Lobby blames anti-reformists at Ministry as arson wave in schools continues

Infighting at the Education Ministry and non-adherence to the ministry’s guidelines have been cited as the root causes of the latest cases of students unrests.

Ministry officials who have been compromised by the old system are said to be uncomfortable with the reforms being undertaken by the education cabinet secretary and are eager to frustrate his efforts.

Speaking after a close-door meeting with Cabinet Secretary Fred Matiang’I today, civil societies under the Elimu Yetu Coalition have revealed that some the anti-reforms officials are on a go slow as a way of expressing their displeasure.

“Some of the old guards in the ministry are unhappy with the CS for the reforms he has introduced. They are on a go slow and also using other means to frustrate him. He has closed all the taps they have been enjoying from,” said Janet Ouko, the Elimu Yetu Coalition national coordinator.

Ouko observed that the Basic Education Act has not been implemented leading to several loopholes that have precipitated the unrests.

She cited the continued issuance of mock exams that were abolished in the Act and a cosmetic participation of students and parents in crucial decision making.

“The guidelines abolished mock exams but up to now school heads are still offering them. Students and parents are no longer accommodated while  decisions are made abd especially those that affect them,” said Ouko.

This comes in wake of continued wave of arson attacks in public schools. after four more dormitories were set on fire Sunday night.

Police and the Kenya Red Cross said injuries were reported in one of the arson attacks. The incidents occurred at Baringo High School in Baringo County, St Augustine Boarding Primary School in Mombasa and Gachika Secondary School in Kiganjo.

Similar incidents were reported earlier in the day at Ngaru Girl’s High School, Kirinyaga County, and St Mary’s High School in Narok and Lelwak High School in Nandi County.

Already detectives are investigating if the fire at St Augustine Primary School in Tudor Mombasa was related to the wave of unrest in secondary schools countrywide.

More than 100 schools have in the last months experience arson cases with different stakeholders shifting blame to various factors.

They have backed the decision of the CS not to close schools prematurely saying that would be a dangerous precedent to students who at times go on strike on flimsy grounds.

“We are fully behind Dr. Matiangi decision who have refused to close schools prematurely. That would set a dangerous precedent to our students,” added Ouko.

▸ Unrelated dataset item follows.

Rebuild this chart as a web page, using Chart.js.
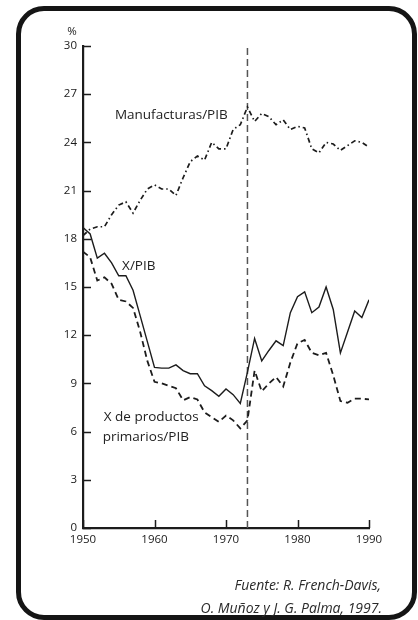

The lobby now says it has laid out a comprehensive 13 policy guideline which it will be presenting to the ministry once after every two months as a remedy to unrests to schools.

They want the ministry to reconstitute the National Parents Association after the Musau Ndunda -led association was abolished early in January.

According to the lobbys chairperson Daniel Wesonga, their policies will also be geared towards generating evidence of other possible root causes of unrests by students.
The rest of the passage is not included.